Anyways, in a strong desire to disconnect from it and walk away, I am reaching for God.

That’s where it gets tricky, because this wavelength I’m talking about, blends quite significantly with the feeling of the divine, especially when the former is feeling good. I only want the good, that’s what brings better manifestations. So I only want the divine.

At this point my struggles have weighed heavy enough in my life that I also have a strong desire to give up fully and completely. But there is a part of me, very tiny, that says what if that means I die.

So I sit in acknowledgement that I could indeed die. Giving up completely could mean that I cease to exist in human form on 3D planet earth. I’m not sure that would be a bad thing. I know my husband and kids would miss me, but they would eventually move on with their own lives. But if I continue to cling to the what is because it might cause discomfort for them or I might miss out on things, then I could be holding myself apart from that already. I might be causing missing out and discomfort because I am afraid of that.

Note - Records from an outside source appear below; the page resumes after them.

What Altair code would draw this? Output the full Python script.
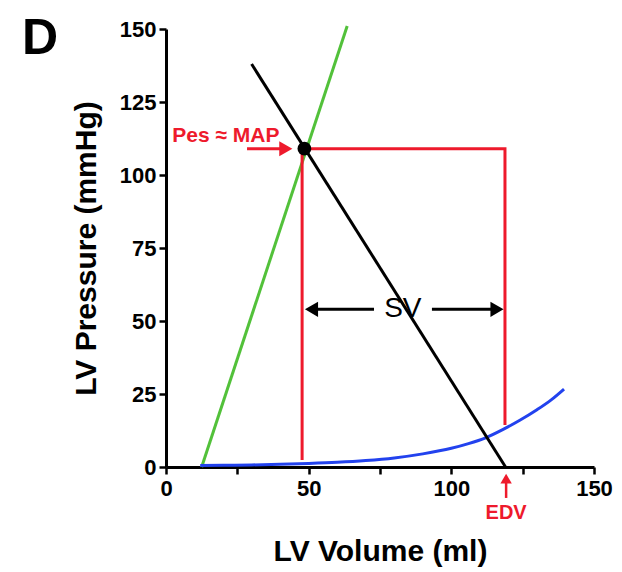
import altair as alt
import pandas as pd

# ---- data ----
espvr_x = [12.5, 63.5]          # green line (end-systolic P-V relation)
espvr_y = [0.0, 151.0]
ea_x = [30.0, 119.0]            # black line (arterial elastance)
ea_y = [138.0, 0.0]
edpvr_x = [12, 20, 30, 40, 50, 60, 70, 80, 90, 100, 106, 112, 118, 124, 130, 135, 139.5]
edpvr_y = [0.5, 0.6, 0.7, 0.9, 1.2, 1.6, 2.2, 3.1, 4.5, 6.4, 8.0, 10.0, 12.8, 16.0, 19.6, 23.0, 26.7]
loop_x = [47.7, 47.7, 118.8, 118.8]   # red P-V loop outline
loop_y = [2.4, 109.0, 109.0, 14.4]
pes_x = [48.5]
pes_y = [109.0]

x_ticks = [0, 12.5, 25, 37.5, 50, 62.5, 75, 87.5, 100, 112.5, 125, 137.5, 150]
y_ticks = [0, 12.5, 25, 37.5, 50, 62.5, 75, 87.5, 100, 112.5, 125, 137.5, 150]

# annotation anchors
pes_arrow_x = [28.4, 42.0]; pes_arrow_y = 109.0; pes_head_x = 42.0
pes_text_x = 21.0; pes_text_y = 111.3
sv_y = 54.0
sv_left = [51.0, 72.9]; sv_left_head = 51.0
sv_right = [93.2, 116.0]; sv_right_head = 116.0
sv_text_x = 83.0
edv_x = 119.2
edv_arrow_y = [-10.6, -4.0]; edv_head_y = -4.0
edv_text_y = -17.9

RED = "#ee1a2c"
GREEN = "#52c13a"
BLUE = "#2242ee"
FONT = "Liberation Sans"

xs = alt.Scale(domain=[0, 150], nice=False, zero=False)
ys = alt.Scale(domain=[0, 150], nice=False, zero=False)

xaxis = alt.Axis(values=x_ticks, format="d", title="LV Volume (ml)",
                 labelExpr="datum.value % 50 === 0 ? datum.label : ''",
                 tickSize={"condition": {"test": "datum.value % 25 === 0", "value": 7}, "value": 4},
                 labelPadding=4, labelFlush=False, labelOverlap=False,
                 titleX=214, titleY=84, titleBaseline="middle")
yaxis = alt.Axis(values=y_ticks, format="d", title="LV Pressure (mmHg)",
                 labelExpr="datum.value % 25 === 0 ? datum.label : ''",
                 tickSize={"condition": {"test": "datum.value % 25 === 0", "value": 7}, "value": 4},
                 labelPadding=3, labelFlush=False, labelOverlap=False,
                 titleX=-80, titleY=219, titleBaseline="middle", titleAngle=-90, titleAlign="center")

def line_df(xv, yv):
    return pd.DataFrame({"x": xv, "y": yv, "i": list(range(len(xv)))})

base_enc = dict(x=alt.X("x:Q", scale=xs, axis=xaxis), y=alt.Y("y:Q", scale=ys, axis=yaxis))

green = alt.Chart(line_df(espvr_x, espvr_y)).mark_line(color=GREEN, strokeWidth=3).encode(
    **base_enc, order="i:Q")
blue = alt.Chart(line_df(edpvr_x, edpvr_y)).mark_line(color=BLUE, strokeWidth=3, interpolate="monotone").encode(
    x="x:Q", y="y:Q", order="i:Q")
black = alt.Chart(line_df(ea_x, ea_y)).mark_line(color="black", strokeWidth=3).encode(
    x="x:Q", y="y:Q", order="i:Q")
loop = alt.Chart(line_df(loop_x, loop_y)).mark_line(color=RED, strokeWidth=3).encode(
    x="x:Q", y="y:Q", order="i:Q")
pt = alt.Chart(pd.DataFrame({"x": pes_x, "y": pes_y})).mark_point(
    filled=True, color="black", size=190, opacity=1).encode(x="x:Q", y="y:Q")

# Pes arrow
pes_rule = alt.Chart(pd.DataFrame({"x": [pes_arrow_x[0]], "x2": [pes_arrow_x[1]], "y": [pes_arrow_y]})).mark_rule(
    color=RED, strokeWidth=3).encode(x="x:Q", x2="x2:Q", y="y:Q")
pes_head = alt.Chart(pd.DataFrame({"x": [pes_head_x], "y": [pes_arrow_y]})).mark_point(
    shape="triangle-right", filled=True, color=RED, size=230, opacity=1).encode(x="x:Q", y="y:Q")
pes_text = alt.Chart(pd.DataFrame({"x": [pes_text_x], "y": [pes_text_y], "t": ["Pes ≈ MAP"]})).mark_text(
    font=FONT, fontWeight="bold", fontSize=21, color=RED, align="center", baseline="alphabetic").encode(
    x="x:Q", y="y:Q", text="t:N")

# SV arrows
sv_rules = alt.Chart(pd.DataFrame({"x": [sv_left[0], sv_right[0]], "x2": [sv_left[1], sv_right[1]],
                                   "y": [sv_y, sv_y]})).mark_rule(color="black", strokeWidth=3).encode(
    x="x:Q", x2="x2:Q", y="y:Q")
sv_lh = alt.Chart(pd.DataFrame({"x": [sv_left_head], "y": [sv_y]})).mark_point(
    shape="triangle-left", filled=True, color="black", size=230, opacity=1).encode(x="x:Q", y="y:Q")
sv_rh = alt.Chart(pd.DataFrame({"x": [sv_right_head], "y": [sv_y]})).mark_point(
    shape="triangle-right", filled=True, color="black", size=230, opacity=1).encode(x="x:Q", y="y:Q")
sv_text = alt.Chart(pd.DataFrame({"x": [sv_text_x], "y": [sv_y], "t": ["SV"]})).mark_text(
    font=FONT, fontSize=28, color="black", align="center", baseline="middle").encode(
    x="x:Q", y="y:Q", text="t:N")

# EDV arrow
edv_rule = alt.Chart(pd.DataFrame({"x": [edv_x], "y": [edv_arrow_y[0]], "y2": [edv_arrow_y[1]]})).mark_rule(
    color=RED, strokeWidth=2.5).encode(x="x:Q", y="y:Q", y2="y2:Q")
edv_head = alt.Chart(pd.DataFrame({"x": [edv_x], "y": [edv_head_y]})).mark_point(
    shape="triangle-up", filled=True, color=RED, size=130, opacity=1).encode(x="x:Q", y="y:Q")
edv_text = alt.Chart(pd.DataFrame({"x": [edv_x], "y": [edv_text_y], "t": ["EDV"]})).mark_text(
    font=FONT, fontWeight="bold", fontSize=20, color=RED, align="center", baseline="alphabetic").encode(
    x="x:Q", y="y:Q", text="t:N")

# panel letter
panel = alt.Chart(pd.DataFrame({"t": ["D"]})).mark_text(
    font=FONT, fontWeight="bold", fontSize=50, color="black", align="center", baseline="alphabetic").encode(
    x=alt.value(-126), y=alt.value(25), text="t:N")

chart = alt.layer(green, blue, black, loop, pt, pes_rule, pes_head, pes_text,
                  sv_rules, sv_lh, sv_rh, sv_text, edv_rule, edv_head, edv_text, panel).properties(
    width=428, height=438,
    autosize=alt.AutoSizeParams(type="none"),
    padding={"left": 158, "top": 21, "right": 20, "bottom": 105},
).configure_view(stroke=None).configure_axis(
    grid=False, domainColor="black", domainWidth=3, tickColor="black", tickWidth=2.5,
    labelFont=FONT, labelFontWeight="bold", labelFontSize=22, labelColor="black",
    titleFont=FONT, titleFontWeight="bold", titleFontSize=30, titleColor="black",
)

chart.save("out.html", embed_options={"renderer": "svg", "actions": False})
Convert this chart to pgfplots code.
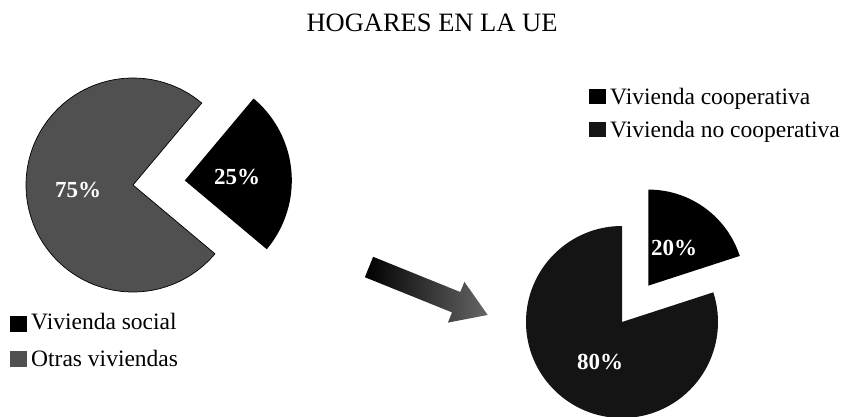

So I am doing my best to really examine what truly letting go means. If I really really let go of all of the what ifs, all of the scary tidbits, all of the might be doom, then what? I could die, but what else could happen?

It’s a hypothetical question for myself. I’m doing my best to look for the best answers and skip the worst.

May you see your best answers to letting go. May you see that you don’t have to be in control. May you see that giving into God fully and completely can do wonderous things in your life. May you know you are loved and supported by the divine. May you find a way to release the negatives completely.